Edebî türler bir ihtiyaçtan doğar. Aslında en temelde gizlenen şey insanlığın arayışı ve hayata yüklenen anlamlardır. Osmanlı Edebiyatının merkezinde aşkın ve hikmetin olduğunu düşünüyorum. Bu aşk, insana evren sistemi içerisinde bir yer tayin eden yüksek insanî erdemlerin bir yansımasıdır. Aşk varlığın var olma sebebi olarak kabul ediliyordu bu edebiyatta. Aynı zamanda insanın kendini tanımasının belli başlı yolu aşktı. Aşk sükûnete erdiği yerde hikmetle birleşir.Varlığa dâir bir dizi soruyu kendine, diğer insanlara ve eşyaya sevgiyle soran, sorabilen kişinin arayışları sükunete erdiği vakit onda tecelli eden şeye hikmet, irfan gibi adlar versek herhalde bu yanlış olmaz. Bu yüzden tıpkı aşk gibi hikmetin de Osmanlı Edebiyatı içerisinde sadece belli bir dönemin ve belirli şairlerin özelliği olmadığını düşünüyorum. Aşk ve hikmet her dönemde öndeydi. Pek tanınmamış şairlerden başlayarak bu edebiyatın içerisinde ismi etrafında bir mektep meydana gelmiş şairlerin çoğunda bunu görürüz.
5. Osmanlı döneminde kadın şairler var mıydı? Eğer varsa kimlerdir?
Vardı. Fatih ve II. Bayezıt devri şairlerinden Zeynep Hatun, Mihrî Hatun, daha sonraki dönemlerden Sultan II. Mahmud’un kızı Adile Sultan, Şeref Hanım, Leyla Hanım burada akla ilk gelenlerden. Bunlardan bazıları aynı zamanda divan sahibi şairdi. Onlar genelde gazel tarzında şiirler söylediler. Mihrî Hatun’un, Şeref Hanım’ın, Leyla Hanım’ın ve Adile Sultan’ın divanları vardır. Elbette başka kadın şairlerimiz de var. Özellikle Osmanlı Devleti’nin son dönemlerinde bazı kadın şairler yetişmiştir. Şükûfe Nihal, İhsan Râif, Nigâr Hanım burada sayılabilir.
6. Osmanlı edebiyatı, Türk edebiyatı üzerinde nasıl bir öneme sahiptir?
Osmanlı Edebiyatı, Türk Edebiyatı Tarihi içinde önemli bir devreyi ifade eder. Dönemler tıpkı zincirin halkaları gibi birbirine bağlıdır.
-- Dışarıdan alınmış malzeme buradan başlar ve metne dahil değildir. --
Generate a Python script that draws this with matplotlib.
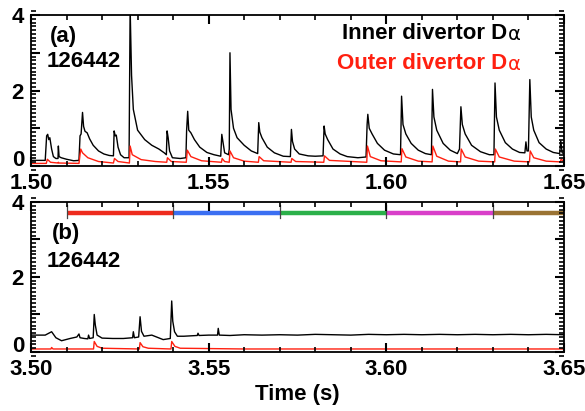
import numpy as np
import matplotlib
matplotlib.use("Agg")
import matplotlib.pyplot as plt
from matplotlib.ticker import MultipleLocator

'''=======================================================
==================    DATA    ============================
======================================================='''

ShotNumber = "126442"

# panel (a): inner divertor D-alpha
TopInnerTime = [
    1.5000, 1.5040, 1.5044, 1.5047, 1.5050, 1.5053, 1.5058, 1.5063, 1.5070, 1.5076,
    1.5077, 1.5079, 1.5085, 1.5100, 1.5120, 1.5135, 1.5138, 1.5141, 1.5145, 1.5148,
    1.5152, 1.5158, 1.5165, 1.5175, 1.5190, 1.5205, 1.5220, 1.5232, 1.5234, 1.5237,
    1.5240, 1.5245, 1.5252, 1.5262, 1.5276, 1.5279, 1.5283, 1.5288, 1.5300, 1.5320,
    1.5340, 1.5360, 1.5375, 1.5381, 1.5383, 1.5386, 1.5390, 1.5398, 1.5420, 1.5436,
    1.5438, 1.5441, 1.5444, 1.5450, 1.5460, 1.5475, 1.5495, 1.5515, 1.5534, 1.5537,
    1.5540, 1.5545, 1.5556, 1.5558, 1.5560, 1.5563, 1.5570, 1.5580, 1.5600, 1.5620,
    1.5638, 1.5641, 1.5644, 1.5650, 1.5665, 1.5685, 1.5710, 1.5730, 1.5733, 1.5736,
    1.5742, 1.5755, 1.5780, 1.5800, 1.5822, 1.5825, 1.5828, 1.5835, 1.5850, 1.5870,
    1.5890, 1.5920, 1.5943, 1.5946, 1.5948, 1.5952, 1.5960, 1.5975, 1.5995, 1.6020,
    1.6040, 1.6043, 1.6047, 1.6055, 1.6070, 1.6090, 1.6110, 1.6127, 1.6130, 1.6134,
    1.6142, 1.6160, 1.6180, 1.6200, 1.6206, 1.6210, 1.6214, 1.6222, 1.6240, 1.6265,
    1.6290, 1.6303, 1.6306, 1.6310, 1.6318, 1.6335, 1.6355, 1.6375, 1.6390, 1.6393,
    1.6396, 1.6400, 1.6404, 1.6408, 1.6415, 1.6430, 1.6450, 1.6470, 1.6488, 1.6491,
    1.6495, 1.6500]
TopInnerValue = [
    0.15, 0.15, 0.80, 0.84, 0.70, 0.75, 0.45, 0.25, 0.20, 0.20,
    0.53, 0.25, 0.22, 0.18, 0.14, 0.15, 0.80, 0.85, 1.42, 1.05,
    0.92, 0.88, 0.72, 0.55, 0.40, 0.32, 0.28, 0.27, 0.93, 0.80,
    0.82, 0.50, 0.30, 0.22, 0.22, 4.20, 2.40, 1.50, 0.95, 0.70,
    0.55, 0.45, 0.35, 0.30, 0.93, 0.75, 0.40, 0.22, 0.20, 0.22,
    0.95, 1.45, 0.95, 0.88, 0.70, 0.50, 0.36, 0.30, 0.26, 0.84,
    0.65, 0.35, 0.30, 0.45, 3.00, 1.50, 1.00, 0.75, 0.55, 0.40,
    0.33, 1.15, 0.90, 0.75, 0.50, 0.35, 0.26, 0.25, 0.97, 0.65,
    0.45, 0.32, 0.27, 0.26, 0.27, 1.06, 0.85, 0.70, 0.45, 0.32,
    0.25, 0.22, 0.24, 1.10, 1.37, 1.00, 0.85, 0.60, 0.42, 0.32,
    0.30, 1.85, 1.10, 0.85, 0.60, 0.42, 0.33, 0.30, 2.03, 1.30,
    0.95, 0.60, 0.42, 0.33, 0.45, 1.57, 1.10, 0.85, 0.55, 0.38,
    0.30, 0.30, 2.20, 1.30, 0.95, 0.62, 0.45, 0.36, 0.35, 0.64,
    0.40, 0.40, 2.29, 1.30, 0.95, 0.62, 0.45, 0.36, 0.33, 0.67,
    0.35, 0.33]

# panel (a): outer divertor D-alpha
TopOuterTime = [
    1.5000, 1.5043, 1.5046, 1.5055, 1.5076, 1.5077, 1.5079, 1.5135, 1.5140, 1.5145,
    1.5160, 1.5190, 1.5232, 1.5235, 1.5245, 1.5277, 1.5279, 1.5285, 1.5310, 1.5350,
    1.5382, 1.5384, 1.5395, 1.5437, 1.5440, 1.5450, 1.5480, 1.5536, 1.5538, 1.5545,
    1.5558, 1.5560, 1.5570, 1.5600, 1.5640, 1.5642, 1.5655, 1.5732, 1.5734, 1.5745,
    1.5824, 1.5826, 1.5840, 1.5945, 1.5947, 1.5955, 1.5985, 1.6042, 1.6044, 1.6055,
    1.6090, 1.6129, 1.6131, 1.6142, 1.6175, 1.6209, 1.6211, 1.6222, 1.6260, 1.6305,
    1.6307, 1.6318, 1.6360, 1.6403, 1.6405, 1.6415, 1.6450, 1.6490, 1.6492, 1.6500]
TopOuterValue = [
    0.07, 0.07, 0.18, 0.10, 0.08, 0.10, 0.08, 0.07, 0.45, 0.35,
    0.22, 0.12, 0.08, 0.20, 0.12, 0.08, 0.53, 0.30, 0.17, 0.12,
    0.10, 0.22, 0.12, 0.10, 0.42, 0.25, 0.14, 0.10, 0.20, 0.12,
    0.10, 0.40, 0.22, 0.13, 0.10, 0.25, 0.14, 0.10, 0.20, 0.12,
    0.10, 0.27, 0.15, 0.10, 0.53, 0.25, 0.14, 0.11, 0.46, 0.24,
    0.13, 0.11, 0.53, 0.26, 0.13, 0.11, 0.45, 0.24, 0.13, 0.11,
    0.45, 0.24, 0.13, 0.11, 0.40, 0.22, 0.13, 0.11, 0.18, 0.12]

# panel (b): inner divertor D-alpha
BotInnerTime = [
    3.5000, 3.5040, 3.5058, 3.5070, 3.5086, 3.5110, 3.5129, 3.5135, 3.5138, 3.5150,
    3.5160, 3.5162, 3.5165, 3.5175, 3.5178, 3.5181, 3.5186, 3.5200, 3.5230, 3.5260,
    3.5286, 3.5288, 3.5291, 3.5303, 3.5307, 3.5311, 3.5318, 3.5340, 3.5372, 3.5392,
    3.5396, 3.5399, 3.5404, 3.5412, 3.5430, 3.5468, 3.5470, 3.5473, 3.5500, 3.5525,
    3.5527, 3.5530, 3.5560, 3.5600, 3.5650, 3.5700, 3.5750, 3.5800, 3.5850, 3.5900,
    3.5950, 3.6000, 3.6050, 3.6100, 3.6150, 3.6200, 3.6250, 3.6300, 3.6350, 3.6400,
    3.6450, 3.6500]
BotInnerValue = [
    0.45, 0.45, 0.54, 0.38, 0.30, 0.36, 0.40, 0.48, 0.38, 0.36,
    0.35, 0.45, 0.36, 0.38, 1.00, 0.72, 0.45, 0.37, 0.36, 0.36,
    0.38, 0.54, 0.38, 0.40, 0.94, 0.55, 0.42, 0.45, 0.33, 0.36,
    1.36, 0.82, 0.54, 0.42, 0.42, 0.44, 0.50, 0.44, 0.45, 0.45,
    0.63, 0.45, 0.44, 0.46, 0.45, 0.46, 0.45, 0.47, 0.46, 0.45,
    0.47, 0.46, 0.47, 0.46, 0.47, 0.46, 0.47, 0.46, 0.47, 0.46,
    0.47, 0.46]

# panel (b): outer divertor D-alpha
BotOuterTime = [
    3.5000, 3.5056, 3.5058, 3.5062, 3.5176, 3.5178, 3.5186, 3.5200, 3.5305, 3.5307,
    3.5315, 3.5330, 3.5394, 3.5396, 3.5405, 3.5420, 3.5600, 3.6500]
BotOuterValue = [
    0.08, 0.08, 0.12, 0.08, 0.08, 0.28, 0.15, 0.10, 0.08, 0.25,
    0.14, 0.10, 0.08, 0.28, 0.15, 0.10, 0.08, 0.08]

# coloured time windows in panel (b)
WindowEdges  = [3.51, 3.54, 3.57, 3.60, 3.63, 3.65]
WindowColors = ["#ee2b1e", "#3b6ff2", "#2bb04a", "#d93fc9", "#9a7333"]
WindowLevel  = 3.72

YTicks      = [0, 1, 2, 3, 4]
YTickLabels = ['0', '', '2', '', '4']

'''=======================================================
==================    PLOT    ============================
======================================================='''

FONT = dict(fontfamily='Liberation Sans', fontweight='bold', fontsize=16)
RED = '#ff2010'

fig = plt.figure(figsize=(5.85, 4.11), dpi=100)
axA = fig.add_axes([0.053, 0.596, 0.911, 0.3675])
axB = fig.add_axes([0.053, 0.1436, 0.911, 0.3649])


def draw_marks(ax, xpos, ypos, xlen, ylen, lw):
    # inward tick marks on all four sides, drawn as plain segments
    xt = ax.get_xaxis_transform()
    yt = ax.get_yaxis_transform()
    kw = dict(colors='black', lw=lw, clip_on=False, zorder=5)
    ax.vlines(xpos, 0, xlen, transform=xt, **kw)
    ax.vlines(xpos, 1 - xlen, 1, transform=xt, **kw)
    ax.hlines(ypos, 0, ylen, transform=yt, **kw)
    ax.hlines(ypos, 1 - ylen, 1, transform=yt, **kw)


def style_axis(ax, x0):
    ax.set_xlim(x0, x0 + 0.15)
    ax.set_ylim(0, 4)
    xt = [x0 + 0.05 * k for k in range(4)]
    ax.set_xticks(xt, labels=[f"{t:.2f}" for t in xt], **FONT)
    ax.set_yticks(YTicks, labels=YTickLabels, **FONT)
    ax.tick_params(which='both', length=0, pad=5)
    for s in ax.spines.values():
        s.set_linewidth(1.3)
    # lift the "0" so it clears the time labels
    ax.get_yticklabels()[0].set_verticalalignment('baseline')

    # tick marks: major every 0.05 s / 1 unit, minor every 0.01 s / 0.1 unit
    w_px = ax.get_position().width * fig.bbox.width
    h_px = ax.get_position().height * fig.bbox.height
    xminor = MultipleLocator(0.01).tick_values(x0, x0 + 0.15)
    yminor = MultipleLocator(0.1).tick_values(0, 4)
    draw_marks(ax, xminor, yminor, 5 / h_px, 5 / w_px, 1.2)
    draw_marks(ax, xt, YTicks, 9 / h_px, 9 / w_px, 1.5)


def label_with_alpha(ax, x, y, text, color):
    t = ax.text(x, y, text, transform=ax.transAxes, color=color,
                va='center', ha='right', **FONT)
    ax.annotate("α", xy=(1.0, 0.0), xycoords=t, xytext=(1, 0),
                textcoords='offset points', color=color, fontsize=14,
                fontfamily='DejaVu Sans', va='bottom', ha='left')


axA.plot(TopInnerTime, TopInnerValue, color='black', lw=1.0)
axA.plot(TopOuterTime, TopOuterValue, color=RED, lw=1.0)
style_axis(axA, 1.50)
axA.text(0.036, 0.86, "(a)", transform=axA.transAxes, va='center', ha='left', **FONT)
axA.text(0.03, 0.69, ShotNumber, transform=axA.transAxes, va='center', ha='left', **FONT)
label_with_alpha(axA, 0.893, 0.88, "Inner divertor D", 'black')
label_with_alpha(axA, 0.893, 0.68, "Outer divertor D", RED)

axB.plot(BotInnerTime, BotInnerValue, color='black', lw=1.0)
axB.plot(BotOuterTime, BotOuterValue, color=RED, lw=1.0)
for i in range(0, len(WindowColors)):
    axB.plot([WindowEdges[i], WindowEdges[i + 1]], [WindowLevel, WindowLevel],
             color=WindowColors[i], lw=3.2, solid_capstyle='butt')
for e in WindowEdges[:-1]:
    axB.plot([e, e], [WindowLevel - 0.15, WindowLevel + 0.2], color='#444444', lw=0.9)
style_axis(axB, 3.50)
axB.text(0.04, 0.79, "(b)", transform=axB.transAxes, va='center', ha='left', **FONT)
axB.text(0.03, 0.60, ShotNumber, transform=axB.transAxes, va='center', ha='left', **FONT)
axB.set_xlabel("Time (s)", labelpad=3, **FONT)

fig.savefig("out.png", dpi=100)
Dolayısıyla az veya çok her edebiyat bir sonraki dönemi etkilemiştir. Öncelikle Osmanlı Devleti geniş sınırları olan bir devletti. Bazı tarihçilerimizin vurguladığı üzere bu devlet cihan devletiydi. İçerisinde birçok milletten insanlar yaşıyordu. Osmanlı toplum yapısı, bugünkünden biraz farklıydı. Toplum yapısı içerisinde farklı milletlerin oluşturduğu âhenk gibi edebiyat da başka edebiyatların tesirlerinin bir araya geldiği âhenkli bir yapı arz ediyordu. Dolayısıyla bu edebiyatın etkilerini ve önemini bu perspektiften okumak icap eder. Osmanlı Edebiyatı okumalarında bunun göz önünde bulundurulması gerektiğini düşünüyorum.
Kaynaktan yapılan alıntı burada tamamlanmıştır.